Our knowledge of God is only true knowledge, effectual knowledge, "sufficient" as Karl Barth rightly defines it, if it is knowledge that has been revealed to us. If the only God we know is the God revealed to us in Jesus Christ, then we must let this God and no other direct our ethics.

The God revealed to us in Christ is known to us in three persons: Father, Son, and Holy Spirit. The God of the kingdom in which we live as children is the triune God revealed to us in Christ--and no other. We are children in the kingdom of the triune God. That is the truth of our being. That is the reality of our existence. It all begins with knowing God with certainty as the triune God who has revealed himself to us in Jesus Christ.

Finally, it is not enough to understand this God only as the triune God. The very fact that he has chosen to reveal himself to us, to come to us in Jesus Christ, to die for us, and to call us his children in Christ, reveals something even greater about this triune God. It reveals to us that this God is for us. This is the God we can call Abba, Father. This God is our creator, sustainer, redeemer, and friend. And by this knowledge of who our creator God is, we come to a real knowledge of who we are. It is here and only here that our knowledge of ourselves has validity. This self-knowledge is as Christocentric as our knowledge of God. Therefore, the real who question that abides at the heart of all valid Christian ethics is the dual question, "Who is this God we know in Jesus Christ?" and "Who are we as children of this God?" From the answers to these two questions will emerge a powerful, effectual Christian ethic.

The answers will also have a distinguishing mark. They will testify that this is the God of grace. It is only by grace that we have knowledge of God. It is only by grace that we know God as Father, Jesus as Savior, and Spirit as Comforter. It is only by grace that we know ourselves as created for relationship with this God, as redeemed by the precious blood of this Savior, and as participants in the life of God and mission of God's people through the movement of this Spirit. And our lives as children in the kingdom of this God must reflect that grace in every ethical act and decision.

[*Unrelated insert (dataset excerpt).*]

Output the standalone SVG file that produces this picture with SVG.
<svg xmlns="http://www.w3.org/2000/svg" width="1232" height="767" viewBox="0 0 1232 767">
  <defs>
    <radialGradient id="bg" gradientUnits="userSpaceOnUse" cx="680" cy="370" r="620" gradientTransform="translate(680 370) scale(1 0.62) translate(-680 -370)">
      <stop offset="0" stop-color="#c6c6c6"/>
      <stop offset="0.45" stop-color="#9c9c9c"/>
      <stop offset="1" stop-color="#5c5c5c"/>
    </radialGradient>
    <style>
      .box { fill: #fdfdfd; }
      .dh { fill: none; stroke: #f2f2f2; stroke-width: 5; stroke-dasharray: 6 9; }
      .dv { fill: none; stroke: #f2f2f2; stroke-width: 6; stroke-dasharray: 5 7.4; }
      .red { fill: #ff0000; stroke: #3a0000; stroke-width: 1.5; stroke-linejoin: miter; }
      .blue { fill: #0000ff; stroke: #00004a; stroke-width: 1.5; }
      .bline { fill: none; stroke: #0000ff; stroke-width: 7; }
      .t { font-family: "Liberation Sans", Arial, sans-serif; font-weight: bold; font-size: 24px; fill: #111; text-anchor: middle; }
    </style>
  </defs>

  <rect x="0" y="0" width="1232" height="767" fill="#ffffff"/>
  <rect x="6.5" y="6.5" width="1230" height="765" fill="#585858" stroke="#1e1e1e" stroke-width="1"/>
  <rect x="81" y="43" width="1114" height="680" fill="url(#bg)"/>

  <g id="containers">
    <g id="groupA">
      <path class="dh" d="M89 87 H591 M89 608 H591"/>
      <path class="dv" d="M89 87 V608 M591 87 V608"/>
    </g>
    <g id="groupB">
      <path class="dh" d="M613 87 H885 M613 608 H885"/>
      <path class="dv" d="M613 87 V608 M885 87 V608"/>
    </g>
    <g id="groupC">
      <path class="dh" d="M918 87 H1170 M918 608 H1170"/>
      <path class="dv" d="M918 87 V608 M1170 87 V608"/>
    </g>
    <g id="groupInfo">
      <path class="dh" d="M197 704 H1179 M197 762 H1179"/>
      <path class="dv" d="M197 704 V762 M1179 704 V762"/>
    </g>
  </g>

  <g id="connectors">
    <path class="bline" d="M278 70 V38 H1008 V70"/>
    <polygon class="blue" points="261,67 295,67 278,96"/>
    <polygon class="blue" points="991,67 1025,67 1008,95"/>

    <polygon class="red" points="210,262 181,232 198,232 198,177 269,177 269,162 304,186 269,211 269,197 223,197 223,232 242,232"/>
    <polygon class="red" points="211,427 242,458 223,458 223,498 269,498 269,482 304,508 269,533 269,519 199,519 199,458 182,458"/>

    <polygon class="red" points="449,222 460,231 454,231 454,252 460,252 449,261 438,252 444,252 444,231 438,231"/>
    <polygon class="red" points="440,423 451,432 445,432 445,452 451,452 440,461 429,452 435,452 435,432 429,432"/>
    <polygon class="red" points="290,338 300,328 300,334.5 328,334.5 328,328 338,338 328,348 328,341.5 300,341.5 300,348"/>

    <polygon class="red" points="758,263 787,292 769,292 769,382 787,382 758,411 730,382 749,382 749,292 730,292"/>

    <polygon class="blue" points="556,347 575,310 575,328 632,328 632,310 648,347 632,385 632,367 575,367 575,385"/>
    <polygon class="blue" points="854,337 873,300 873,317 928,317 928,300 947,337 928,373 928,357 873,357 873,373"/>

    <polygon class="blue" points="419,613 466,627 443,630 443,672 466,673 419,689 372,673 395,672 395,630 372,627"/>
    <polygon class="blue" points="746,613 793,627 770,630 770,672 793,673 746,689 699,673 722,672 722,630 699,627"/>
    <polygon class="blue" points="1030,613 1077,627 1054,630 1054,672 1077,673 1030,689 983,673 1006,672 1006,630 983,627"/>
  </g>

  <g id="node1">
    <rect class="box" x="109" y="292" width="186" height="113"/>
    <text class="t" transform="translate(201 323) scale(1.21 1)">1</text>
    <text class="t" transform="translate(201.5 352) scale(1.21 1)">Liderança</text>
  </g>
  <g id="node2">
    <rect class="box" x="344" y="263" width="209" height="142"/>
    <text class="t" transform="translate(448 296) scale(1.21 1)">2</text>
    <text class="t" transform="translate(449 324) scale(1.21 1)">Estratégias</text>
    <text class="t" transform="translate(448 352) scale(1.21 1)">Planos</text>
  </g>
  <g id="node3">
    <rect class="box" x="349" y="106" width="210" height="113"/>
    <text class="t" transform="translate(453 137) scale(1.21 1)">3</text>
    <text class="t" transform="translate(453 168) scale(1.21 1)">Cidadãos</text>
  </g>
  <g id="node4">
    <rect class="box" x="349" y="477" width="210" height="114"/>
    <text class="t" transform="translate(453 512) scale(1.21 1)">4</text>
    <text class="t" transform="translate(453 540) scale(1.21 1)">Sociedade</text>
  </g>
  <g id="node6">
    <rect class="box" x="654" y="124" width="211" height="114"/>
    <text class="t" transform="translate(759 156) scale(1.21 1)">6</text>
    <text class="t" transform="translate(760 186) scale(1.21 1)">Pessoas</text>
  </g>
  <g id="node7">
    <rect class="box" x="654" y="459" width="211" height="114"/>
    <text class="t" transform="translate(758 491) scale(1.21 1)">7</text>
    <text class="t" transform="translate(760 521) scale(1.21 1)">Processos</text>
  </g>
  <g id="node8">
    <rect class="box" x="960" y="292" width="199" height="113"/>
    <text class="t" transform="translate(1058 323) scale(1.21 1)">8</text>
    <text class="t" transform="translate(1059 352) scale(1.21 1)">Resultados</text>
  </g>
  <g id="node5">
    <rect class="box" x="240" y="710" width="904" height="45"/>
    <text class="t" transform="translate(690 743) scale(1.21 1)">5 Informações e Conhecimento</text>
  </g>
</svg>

This is the right start we must make. We must dock the ship that would want us to look at the imperatives of the faith before the indicatives of grace. We must ask what it means that we are stewards in the kingdom of the triune God of grace. We must begin at the beginning, and that leads us to ask first the epistemological question, "Who is this God, and how do we know?" It leads us to the starting point for every Christian ethic, every Christian doctrine, every Christian creed, and every attempt to know and understand ourselves and our world as Christians. It leads us to Jesus Christ.